Местный губернатор описал верующих Илиодора как «фанатичную толпу воющих истеричных женщин и мужчин, крепких босоногих крестьян, которые потрясали кулаками и клялись убить любого, кто попытается к нему прикоснуться». Стойкость их верности отчасти объяснялась «широко распространенным убеждением», что Илиодор был незаконнорожденным братом Николая II от отца чистой русской крови. Это начинает звучать как что-то из «Монти Пайтона», но это совсем не смешно в контексте современной, не говоря уже о средневековой, российской истории.
После снятия осады царь принял Илиодора в Царском селе, в летнем дворце, и эти двое, казалось, наладили отношения. Но именно в этот момент отношения между Илиодором и Распутиным испортились. Влияние Распутина при дворе, как уже много раз говорилось, проистекало из его предполагаемой способности останавливать кровотечение у больного гемофилией царевича. Очевидно, у Илиодора возникли сомнения по этому поводу; его также оттолкнули хвастливые рассказы своего наставника о его сексуальных подвигах, особенно печально известном аспекте биографии Распутина. Было сказано, что многие из фанатичных последовательниц Илиодора были женщинами, с которыми Распутин поступил несправедливо.
Дело дошло до выяснения отношений между этими двумя воинами в рясах в декабре 1911 года, когда Распутин посетил Царицын; Илиодор рассказал ему о его личном поведении и обвинил его в отравлении царевича «вредным желтым порошком», чтобы затем иметь возможность «вылечить» его. Возможно, это было очень близко к Распутину: говорят, что в «хаосе» Миша Блаженный пытался его кастрировать. Каким-то образом ему удалось бежать и вернуться в Санкт-Петербург, где он рассказал царю о своем чудом спасшемся бегстве, и Священный Синод незамедлительно сослал Илиодора в монастырь во Владимире. В декабре 1912 года он был лишен сана.
Но Илиодору не сиделось на месте. Он вернулся на Дон в штатском и замышлял революцию. В своих совершенно недостоверных мемуарах он утверждал, что намеревался начать свою революцию в 1913 году, 6 октября, в день именин царя, взорвав бомбу в Исаакиевском соборе, где на праздновании собрались ведущие представители аристократии и Священный Синод. Что бы ни было у него на уме, это было достаточно преступно, чтобы заслужить ему в июне 1914 года тюремное заключение в Петропавловской крепости, хотя по какой-то причине он был освобожден через короткое время.
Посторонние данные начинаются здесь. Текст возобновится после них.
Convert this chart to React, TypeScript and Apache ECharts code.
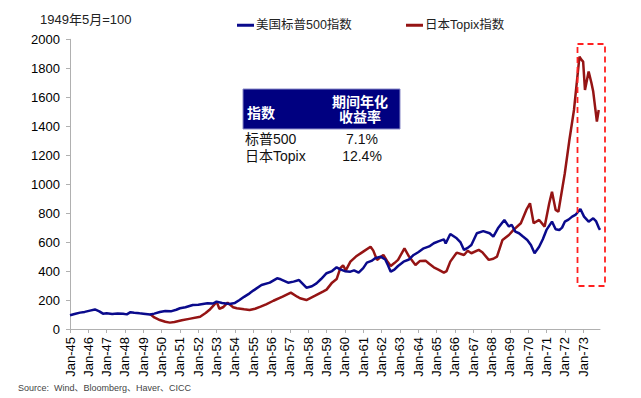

Он утверждает, что затем одобрил план одной из своих последовательниц по убийству Распутина. Зная, что его привлекут к ответственности за убийство, он бежал из страны, переодевшись женщиной. Он приземлился в Финляндии, где, по его словам, познакомился с Горьким, который «проявил ко мне теплый, братский интерес». Прожив почти два года в Норвегии, он направился в Соединенные Штаты, прибыв в Нью-Йорк в июне 1916 года, за шесть месяцев до того, как Распутин был убит известным аристократом — так что он никак не мог приписать себе заслугу в этом нелепо затянувшемся романе.
Ему также нельзя приписать падение дома Романовых в марте 1917 года, хотя его имя действительно фигурировало в событиях явно второстепенным образом. Голдер был в те дни в Петрограде и записал, как революционный оратор закончил красноречивую речь перед собранием русских солдат сообщением о том, что «отныне в России будет только один монарх, революционный пролетариат». Солдаты были озадачены: что такое «революционный пролетариат»? Они также неправильно поняли слово «монарх», услышав вместо «монах» монаха.
Поэтому они пришли к выводу, что планировалось посадить на трон монаха, и возник спор, посадят ли они монаха или нет. Одни были за, другие против. К тому времени, когда это дошло до следующего полка, вопрос заключался в том, будут ли они иметь монаха Илиодора своим командиром. Вопрос заключался уже не в том, будет ли у России царь, а в том, должен ли царь быть монахом или нет, и должен ли это быть Илиодор или кто-то другой.